AIM: Print exactly the lines from the first one down to the line containing "v2Y = [1.14, 1.23, 1.34, 1.44, 1.51, 1.57, 1.63, 1.70]", both ends included, with no pictures and nothing else.

────────────────

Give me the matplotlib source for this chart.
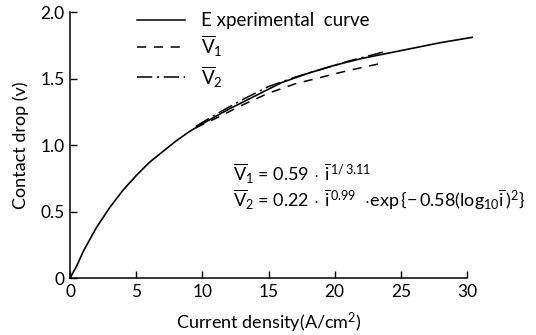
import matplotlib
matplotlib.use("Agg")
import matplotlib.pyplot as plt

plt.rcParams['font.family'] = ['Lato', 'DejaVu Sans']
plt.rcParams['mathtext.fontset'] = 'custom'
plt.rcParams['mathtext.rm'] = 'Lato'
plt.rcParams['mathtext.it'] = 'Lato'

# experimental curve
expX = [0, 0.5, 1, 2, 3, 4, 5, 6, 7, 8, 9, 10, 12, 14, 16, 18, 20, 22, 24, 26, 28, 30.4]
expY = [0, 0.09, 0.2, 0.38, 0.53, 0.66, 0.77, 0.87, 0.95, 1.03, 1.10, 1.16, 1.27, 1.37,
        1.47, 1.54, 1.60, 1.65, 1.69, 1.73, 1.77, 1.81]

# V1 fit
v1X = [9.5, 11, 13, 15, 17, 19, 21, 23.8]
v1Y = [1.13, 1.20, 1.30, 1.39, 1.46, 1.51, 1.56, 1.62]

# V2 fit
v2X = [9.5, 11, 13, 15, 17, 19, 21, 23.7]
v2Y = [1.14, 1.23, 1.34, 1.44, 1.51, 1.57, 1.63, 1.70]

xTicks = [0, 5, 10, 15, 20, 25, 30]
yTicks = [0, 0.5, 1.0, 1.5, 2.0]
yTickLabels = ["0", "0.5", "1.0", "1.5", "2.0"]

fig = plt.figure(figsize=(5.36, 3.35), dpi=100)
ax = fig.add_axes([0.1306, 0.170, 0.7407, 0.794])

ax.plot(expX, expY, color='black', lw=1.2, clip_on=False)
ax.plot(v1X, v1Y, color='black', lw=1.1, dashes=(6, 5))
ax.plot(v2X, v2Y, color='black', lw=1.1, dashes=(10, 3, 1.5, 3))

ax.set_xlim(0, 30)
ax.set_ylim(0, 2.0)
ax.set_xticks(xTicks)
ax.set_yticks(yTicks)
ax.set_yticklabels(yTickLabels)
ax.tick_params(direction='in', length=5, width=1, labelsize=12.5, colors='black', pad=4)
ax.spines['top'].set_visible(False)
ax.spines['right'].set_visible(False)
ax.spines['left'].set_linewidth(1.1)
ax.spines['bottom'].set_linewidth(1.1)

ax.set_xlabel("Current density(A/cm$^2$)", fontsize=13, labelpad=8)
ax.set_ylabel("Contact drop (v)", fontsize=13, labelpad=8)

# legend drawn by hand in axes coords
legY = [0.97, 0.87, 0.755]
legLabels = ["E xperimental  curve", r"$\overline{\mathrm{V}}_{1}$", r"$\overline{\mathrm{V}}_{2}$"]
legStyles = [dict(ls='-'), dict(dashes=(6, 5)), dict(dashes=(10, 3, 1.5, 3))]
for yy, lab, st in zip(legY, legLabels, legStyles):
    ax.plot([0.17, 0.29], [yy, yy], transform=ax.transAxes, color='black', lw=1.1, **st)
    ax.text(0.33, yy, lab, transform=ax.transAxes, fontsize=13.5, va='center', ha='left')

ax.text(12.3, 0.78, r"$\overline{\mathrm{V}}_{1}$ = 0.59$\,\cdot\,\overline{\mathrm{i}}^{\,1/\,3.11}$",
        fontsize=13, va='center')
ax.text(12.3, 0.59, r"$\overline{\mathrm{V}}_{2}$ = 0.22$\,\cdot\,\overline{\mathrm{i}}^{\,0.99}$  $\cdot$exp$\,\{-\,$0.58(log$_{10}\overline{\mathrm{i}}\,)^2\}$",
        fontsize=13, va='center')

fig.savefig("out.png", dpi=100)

────────────────

RESULT FOR THIS TASK:
Give me the matplotlib source for this chart.
import matplotlib
matplotlib.use("Agg")
import matplotlib.pyplot as plt

plt.rcParams['font.family'] = ['Lato', 'DejaVu Sans']
plt.rcParams['mathtext.fontset'] = 'custom'
plt.rcParams['mathtext.rm'] = 'Lato'
plt.rcParams['mathtext.it'] = 'Lato'

# experimental curve
expX = [0, 0.5, 1, 2, 3, 4, 5, 6, 7, 8, 9, 10, 12, 14, 16, 18, 20, 22, 24, 26, 28, 30.4]
expY = [0, 0.09, 0.2, 0.38, 0.53, 0.66, 0.77, 0.87, 0.95, 1.03, 1.10, 1.16, 1.27, 1.37,
        1.47, 1.54, 1.60, 1.65, 1.69, 1.73, 1.77, 1.81]

# V1 fit
v1X = [9.5, 11, 13, 15, 17, 19, 21, 23.8]
v1Y = [1.13, 1.20, 1.30, 1.39, 1.46, 1.51, 1.56, 1.62]

# V2 fit
v2X = [9.5, 11, 13, 15, 17, 19, 21, 23.7]
v2Y = [1.14, 1.23, 1.34, 1.44, 1.51, 1.57, 1.63, 1.70]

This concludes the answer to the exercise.